■ INFORMATION SHOWN
****

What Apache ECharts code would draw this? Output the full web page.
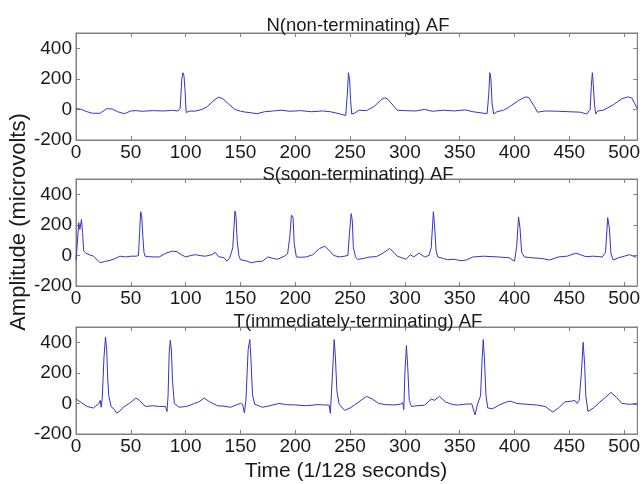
<!DOCTYPE html>
<html>
<head>
<meta charset="utf-8">
<script src="https://cdn.jsdelivr.net/npm/echarts@6/dist/echarts.min.js"></script>
<style>html,body{margin:0;padding:0;background:#fff;}#c{width:643px;height:484px;}</style>
</head>
<body>
<div id="c"></div>
<script>
// Panel titles
var panelTitles = ['N(non-terminating) AF', 'S(soon-terminating) AF', 'T(immediately-terminating) AF'];
var xAxisTitle = 'Time (1/128 seconds)';
var yAxisTitle = 'Amplitude (microvolts)';

// N (non-terminating) AF
var nTime = [0,5,10,15,22,28,33,38,44,50,55,60,70,80,88,93,95,96.5,97.5,98.5,99.5,100.5,102,104,108,115,120,126,130,134,140,145,150,155,160,165,172,180,187,195,205,215,225,232,240,246,247.5,248.5,249.5,250.5,251.5,254,258,265,272,278,281,284,290,293,300,310,318,325,335,345,355,362,375,376.5,377.5,378.5,379.5,381,384,390,396,404,410,413,418,421,428,440,450,460,466,469,470,471,471.5,473,474,476,481,490,498,503,507,512];
var nAmp  = [5,0,-15,-25,-25,5,3,-15,-28,-10,-8,-12,-8,-10,-6,-10,5,200,240,220,120,-20,-30,-10,-12,0,20,60,80,70,30,0,-12,-18,-22,-28,-15,-10,-5,-12,-8,-15,-10,-15,-28,-40,100,240,200,60,-30,-25,-5,-8,20,60,76,70,20,-5,-8,-10,0,-12,-5,-10,-3,-15,-28,100,240,200,40,-30,-15,-5,20,60,82,78,20,-18,-10,-12,-15,-18,-30,0,150,240,200,30,-30,-10,-5,30,70,82,75,5];

// S (soon-terminating) AF
var sTime = [0,1,2.5,3.5,5,6,7,9,12,16,22,26,31,36,40,45,50,55,57,58,59,60,61,62,63,66,72,76,82,88,92,96,100,105,109,114,118,124,127,130,135,137.5,140,143,145,146,147,148.5,150,155,160,165,170,175,180,184,190,193,195,196.5,198,199,201,205,210,216,222,227,230,235,240,245,248,249.5,251,252,253,255,257,262,268,274,280,286,290,293,297,301,305,308,313,318,322,324,326,327,328.5,330,335,339,345,351,356,362,372,385,395,400,402,403.7,405,406.5,409,415,425,432,440,448,456,460,465,472,480,483,485,486.5,488,490,495,500,505,511];
var sAmp  = [-30,60,215,170,235,150,30,15,5,-5,-48,-40,-33,-20,-5,-10,-5,-5,0,150,286,250,120,20,-5,-8,-10,-10,15,28,25,5,-10,0,5,-2,-5,5,20,-8,-15,-37,-20,50,290,250,100,0,-28,-35,-48,-40,-38,-10,-20,-25,-5,10,120,264,250,80,-10,-12,-10,5,45,60,40,0,-10,-5,0,150,273,230,50,-10,-26,-20,-10,-8,15,45,20,-5,-15,-25,5,-10,15,-10,0,50,286,200,30,-10,-20,-28,-25,-35,-30,-10,-5,-10,-15,-38,60,251,180,20,-10,-15,-20,-30,-10,-5,15,5,-8,-5,-10,20,247,180,10,-30,-15,-5,5,-12];

// T (immediately-terminating) AF
var tTime = [0,4,10,16,21,22,23,24,25.5,26.9,28,29,30,32,35,37,40,43,48.6,54.6,58,61,64,70,76,81.5,83,84,85,86,87,88,89.7,94,100,103,108,112,117,122,129,135,141,146,150,152,153.6,155,157,158.5,159.5,161,163,170,177,185,192,200,210,220,228,231,232,234,235.5,236.5,238,240,245,250,254,258,265,270,276,282,290,296,298,299,300,301.4,302.5,304,306,311,318,324,327,331.5,337,344,349,355,361,364,366,369,370.5,371.5,372.5,374,375.6,380,386,393,396,402,410,420,428,435,440,446,452,455,457,459,461,462.6,464,465,467,472,478,483,488,493,498,504,512];
var tAmp  = [29,10,-20,-30,0,20,-25,40,300,435,350,150,46,-20,-40,-63,-50,-25,0,35,20,-5,-20,-15,-20,-20,-53,50,330,413,350,150,0,-25,-20,-15,0,10,35,10,-15,-18,-25,-10,0,-5,-63,20,350,418,300,57,-5,-25,-15,0,-8,-10,-15,-8,-10,-12,-65,200,418,320,80,-5,-45,-30,-10,10,46,30,0,-8,-10,-5,5,-40,200,378,250,20,-20,-15,-12,29,20,46,10,-8,-10,-5,-3,-75,-10,50,300,418,300,50,-30,-35,-10,10,15,0,-5,-10,-20,-57,-30,10,15,20,0,20,200,400,250,50,-52,-30,10,40,72,40,0,-5,-5];

var series = [[nTime, nAmp], [sTime, sAmp], [tTime, tAmp]];

var gridTops = [33, 179, 327];
var gridH = 107;
var titleTops = [11, 160, 307];
var frame = '#808080';
var txt = '#1a1a1a';
var fontFam = 'Arial, "Liberation Sans", Helvetica, sans-serif';

var option = {
  animation: false,
  backgroundColor: '#fff',
  title: [],
  grid: [],
  xAxis: [],
  yAxis: [],
  series: [],
  graphic: [
    { type: 'text', x: 19, y: 222, rotation: Math.PI / 2,
      style: { text: yAxisTitle, fill: txt, font: '22px ' + fontFam, textAlign: 'center', textVerticalAlign: 'middle' } },
    { type: 'text', x: 346, y: 471,
      style: { text: xAxisTitle, fill: txt, font: '21px ' + fontFam, textAlign: 'center', textVerticalAlign: 'middle' } }
  ]
};

for (var i = 0; i < 3; i++) {
  option.title.push({ text: panelTitles[i], left: 353, top: titleTops[i], textAlign: 'center',
    textStyle: { fontSize: 18.5, fontWeight: 'normal', color: txt, fontFamily: fontFam } });
  option.grid.push({ left: 76, right: 2, top: gridTops[i], height: gridH, show: true, borderColor: frame, borderWidth: 1, backgroundColor: '#fff' });
  var xb = {
    type: 'value', gridIndex: i, position: 'bottom', min: 0, max: 512, interval: 50,
    axisLine: { show: true, onZero: false, lineStyle: { color: frame, width: 1 } },
    axisTick: { show: true, inside: true, length: 4, lineStyle: { color: frame } },
    axisLabel: { show: true, margin: 3, color: txt, fontSize: 19, fontFamily: fontFam, showMaxLabel: false },
    splitLine: { show: false }
  };
  var xt = JSON.parse(JSON.stringify(xb));
  xt.position = 'top'; xt.axisLabel = { show: false };
  var yl = {
    type: 'value', gridIndex: i, position: 'left', min: -200, max: 500, interval: 200,
    axisLine: { show: true, onZero: false, lineStyle: { color: frame, width: 1 } },
    axisTick: { show: true, inside: true, length: 4, lineStyle: { color: frame } },
    axisLabel: { show: true, margin: 4, color: txt, fontSize: 19, fontFamily: fontFam, showMaxLabel: false },
    splitLine: { show: false }
  };
  var yr = JSON.parse(JSON.stringify(yl));
  yr.position = 'right'; yr.axisLabel = { show: false };
  option.xAxis.push(xb, xt);
  option.yAxis.push(yl, yr);
  var d = [];
  for (var k = 0; k < series[i][0].length; k++) d.push([series[i][0][k], series[i][1][k]]);
  option.series.push({
    type: 'line', xAxisIndex: 2 * i, yAxisIndex: 2 * i, data: d, showSymbol: false, symbol: 'none',
    lineStyle: { color: '#3434cc', width: 1 }, silent: true
  });
}

var chart = echarts.init(document.getElementById('c'), null, { renderer: 'canvas' });
chart.setOption(option);
</script>
</body>
</html>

****

■ WHAT IS EXPECTED
Everything from the first line of the listing above through the line that contains "var yAxisTitle = 'Amplitude (microvolts)';" is to be restated word for word, minus the pictures.

■ WORKED ANSWER
What Apache ECharts code would draw this? Output the full web page.
<!DOCTYPE html>
<html>
<head>
<meta charset="utf-8">
<script src="https://cdn.jsdelivr.net/npm/echarts@6/dist/echarts.min.js"></script>
<style>html,body{margin:0;padding:0;background:#fff;}#c{width:643px;height:484px;}</style>
</head>
<body>
<div id="c"></div>
<script>
// Panel titles
var panelTitles = ['N(non-terminating) AF', 'S(soon-terminating) AF', 'T(immediately-terminating) AF'];
var xAxisTitle = 'Time (1/128 seconds)';
var yAxisTitle = 'Amplitude (microvolts)';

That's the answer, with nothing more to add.